One of the primary purposes of essays are to learn how to write for a specific audience.
If you remove the human element, then you aren't writing for any audience, unless, of course, everyone starts writing for computers' entertainment and education.
>the job of highschool should be to get a student into the best college/university possible
NO!
That's the problem right there.
Highschool should be to prepare you for the real world (ie: A job, life, maybe marriage).
University is there to prepare you for a lifetime of learning on a subject.
Instead, we have employers that require university educations for secretaries. It's insane, wrong, and needs to stop if we expect everyone in society to be useful (and they ARE, it's just that stupid employers use university education as a filter).
If you could be told what you can see or read, then it follows that you could be told what to say or think - BoC
Now before you start up the flame throwers, this is not a message to deride high school students over their lack of creativity.
But when I was in high school, we were told that proper essay writing was an essential skill for the departmentals, and when they said "proper," they meant "Must conform to between five and seven paragraphs, with the first and last being this opening and conclusion with three to five paragraphs of body--each containing one topic of discussion."
Furthermore, it was made VERY clear that creative or unconventional ideas (let alone language!) would be strongly frowned upon. There was One True Way to write an essay, and One True Opinion on any given subject. Any deviations from that would cost you.
I hated it then, I hate it now, but I don't see any problem with having computers mark essays like this. After all, they were trying to turn us into computers to create them.
"People who do stupid things with hazardous materials often die." -- Jim Davidson on alt.folklore.urban
The funny thing about this is that, if the essay is graded by computer, the best way to write the essay would be to have the COMPUTER write it. The same criteria that the program would use to grade the essay could very easily be turned around and used to generate an essay that the computer will love. Having a computer written term paper given an A by a computer grader is worthy of an Ionesco play.
Beyond that there is no way the computer will be able to distinguish between something truly interesting and something that just lists the facts in simple Dick and Jane language with an occasional compund sentence to keep the grammar checker happy. All it can do is check for fact1, fact2, fact3, and any interesting conclusion you draw in the paper will be completely lost. Anything more would be turing test worthy, and I heartily doubt they've achieved anything close to that.

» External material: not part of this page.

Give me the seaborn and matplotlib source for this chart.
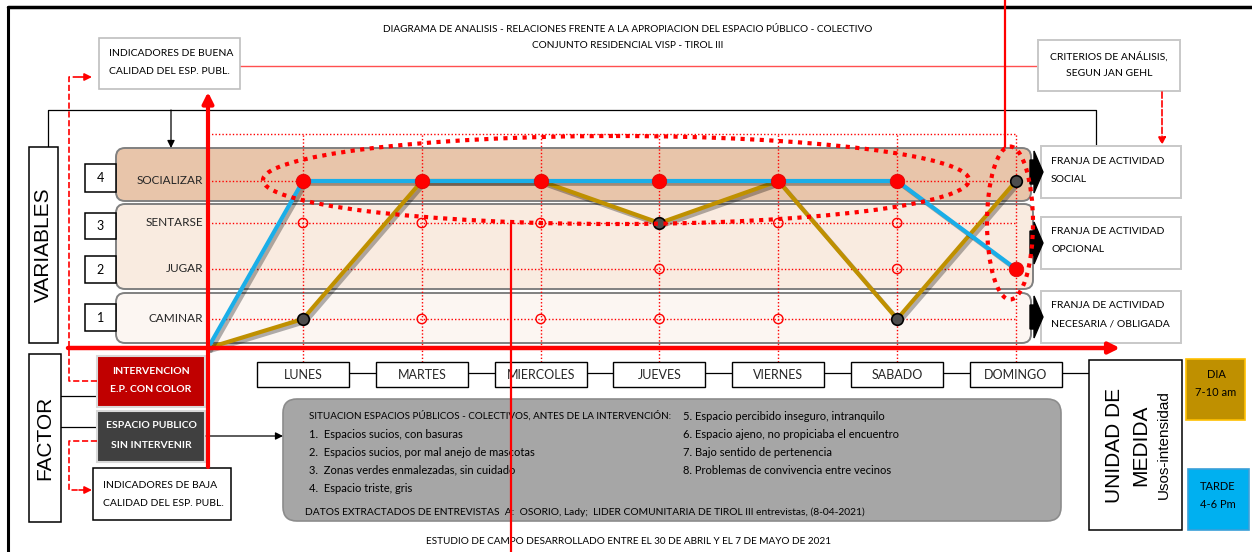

Elegant prose is often not strictly grammatical, so a boring paper would likely score the same or better than a far better written essay with the same facts. I routinely turn off grammar checking in every program I've ever used it in. Aside from the occasional misplaced modifier or dangling participle, its worthless.
In conclusion, this idea is a pipe dream which would discourage high quality writing (i.e. the kind actual PEOPLE like to read), teach people the substandard grammatical constructs used by most grammar checking software, and create a market for software that writes term papers, thereby removing the last actual bit of work your average liberal arts major has to do. I think it's a hopelessly terrible idea. TA's already do this work; why waste time coming up with a program which will do the same thing, poorly?
Just my opinion.
ad logicam Claiming a proposition is false because it was presented as the conclusion of a fallacious argument.